#### [INSTRUCTION]
In the material below, please retype the lines from the very first through the one with "ax.spines[s].set_linewidth(1.2)", exactly and without pictures.

#### [DATA SEGMENT]
---

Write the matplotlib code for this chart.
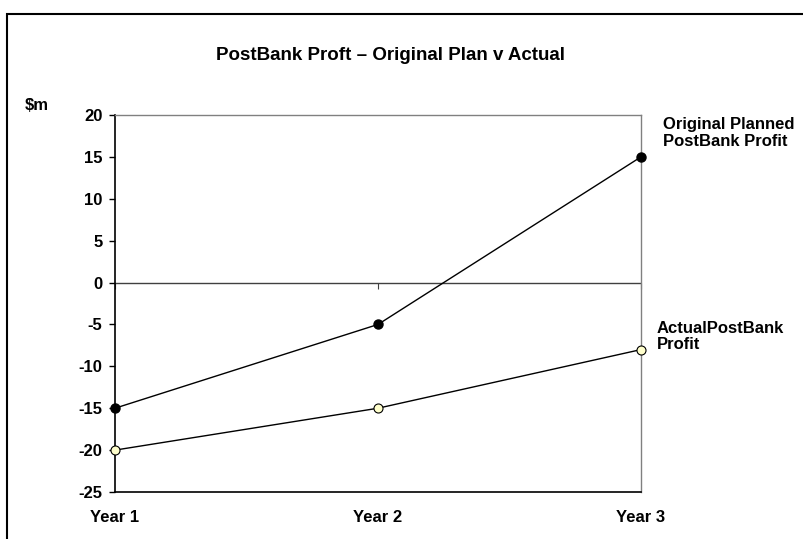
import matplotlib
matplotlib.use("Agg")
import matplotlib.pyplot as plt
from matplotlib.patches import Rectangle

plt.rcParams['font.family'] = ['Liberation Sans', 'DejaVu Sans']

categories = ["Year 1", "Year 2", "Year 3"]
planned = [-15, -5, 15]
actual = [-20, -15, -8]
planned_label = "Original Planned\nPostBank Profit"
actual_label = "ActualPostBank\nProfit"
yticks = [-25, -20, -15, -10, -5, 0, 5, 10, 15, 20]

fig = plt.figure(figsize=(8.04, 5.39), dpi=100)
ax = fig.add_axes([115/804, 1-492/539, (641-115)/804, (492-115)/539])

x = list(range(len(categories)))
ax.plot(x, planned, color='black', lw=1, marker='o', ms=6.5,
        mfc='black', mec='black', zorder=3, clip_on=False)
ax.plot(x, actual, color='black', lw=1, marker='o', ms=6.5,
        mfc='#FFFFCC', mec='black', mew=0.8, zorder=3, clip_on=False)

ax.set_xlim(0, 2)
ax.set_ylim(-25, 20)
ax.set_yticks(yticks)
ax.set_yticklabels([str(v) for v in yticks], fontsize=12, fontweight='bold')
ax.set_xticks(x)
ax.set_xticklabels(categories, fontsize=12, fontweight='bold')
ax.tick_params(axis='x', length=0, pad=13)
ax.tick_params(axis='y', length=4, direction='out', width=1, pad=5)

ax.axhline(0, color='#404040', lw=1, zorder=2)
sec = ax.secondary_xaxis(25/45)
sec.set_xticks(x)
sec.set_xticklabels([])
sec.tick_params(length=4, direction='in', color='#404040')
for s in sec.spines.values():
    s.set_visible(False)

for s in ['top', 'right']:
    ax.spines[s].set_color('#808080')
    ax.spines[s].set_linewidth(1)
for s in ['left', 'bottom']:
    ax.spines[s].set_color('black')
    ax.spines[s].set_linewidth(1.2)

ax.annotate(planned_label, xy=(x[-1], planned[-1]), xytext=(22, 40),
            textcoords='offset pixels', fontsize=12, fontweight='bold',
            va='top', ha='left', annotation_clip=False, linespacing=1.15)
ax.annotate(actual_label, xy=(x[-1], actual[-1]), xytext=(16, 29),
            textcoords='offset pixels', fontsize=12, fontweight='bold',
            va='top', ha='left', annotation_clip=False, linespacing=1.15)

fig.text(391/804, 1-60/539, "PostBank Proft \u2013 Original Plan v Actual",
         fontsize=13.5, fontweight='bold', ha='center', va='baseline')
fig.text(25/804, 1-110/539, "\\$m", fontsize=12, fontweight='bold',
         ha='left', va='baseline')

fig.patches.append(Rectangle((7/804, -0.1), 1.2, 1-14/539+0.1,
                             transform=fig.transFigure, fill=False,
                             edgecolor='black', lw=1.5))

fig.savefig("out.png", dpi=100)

---

#### [ANSWER FOR THE TASK]
Write the matplotlib code for this chart.
import matplotlib
matplotlib.use("Agg")
import matplotlib.pyplot as plt
from matplotlib.patches import Rectangle

plt.rcParams['font.family'] = ['Liberation Sans', 'DejaVu Sans']

categories = ["Year 1", "Year 2", "Year 3"]
planned = [-15, -5, 15]
actual = [-20, -15, -8]
planned_label = "Original Planned\nPostBank Profit"
actual_label = "ActualPostBank\nProfit"
yticks = [-25, -20, -15, -10, -5, 0, 5, 10, 15, 20]

fig = plt.figure(figsize=(8.04, 5.39), dpi=100)
ax = fig.add_axes([115/804, 1-492/539, (641-115)/804, (492-115)/539])

x = list(range(len(categories)))
ax.plot(x, planned, color='black', lw=1, marker='o', ms=6.5,
        mfc='black', mec='black', zorder=3, clip_on=False)
ax.plot(x, actual, color='black', lw=1, marker='o', ms=6.5,
        mfc='#FFFFCC', mec='black', mew=0.8, zorder=3, clip_on=False)

ax.set_xlim(0, 2)
ax.set_ylim(-25, 20)
ax.set_yticks(yticks)
ax.set_yticklabels([str(v) for v in yticks], fontsize=12, fontweight='bold')
ax.set_xticks(x)
ax.set_xticklabels(categories, fontsize=12, fontweight='bold')
ax.tick_params(axis='x', length=0, pad=13)
ax.tick_params(axis='y', length=4, direction='out', width=1, pad=5)

ax.axhline(0, color='#404040', lw=1, zorder=2)
sec = ax.secondary_xaxis(25/45)
sec.set_xticks(x)
sec.set_xticklabels([])
sec.tick_params(length=4, direction='in', color='#404040')
for s in sec.spines.values():
    s.set_visible(False)

for s in ['top', 'right']:
    ax.spines[s].set_color('#808080')
    ax.spines[s].set_linewidth(1)
for s in ['left', 'bottom']:
    ax.spines[s].set_color('black')
    ax.spines[s].set_linewidth(1.2)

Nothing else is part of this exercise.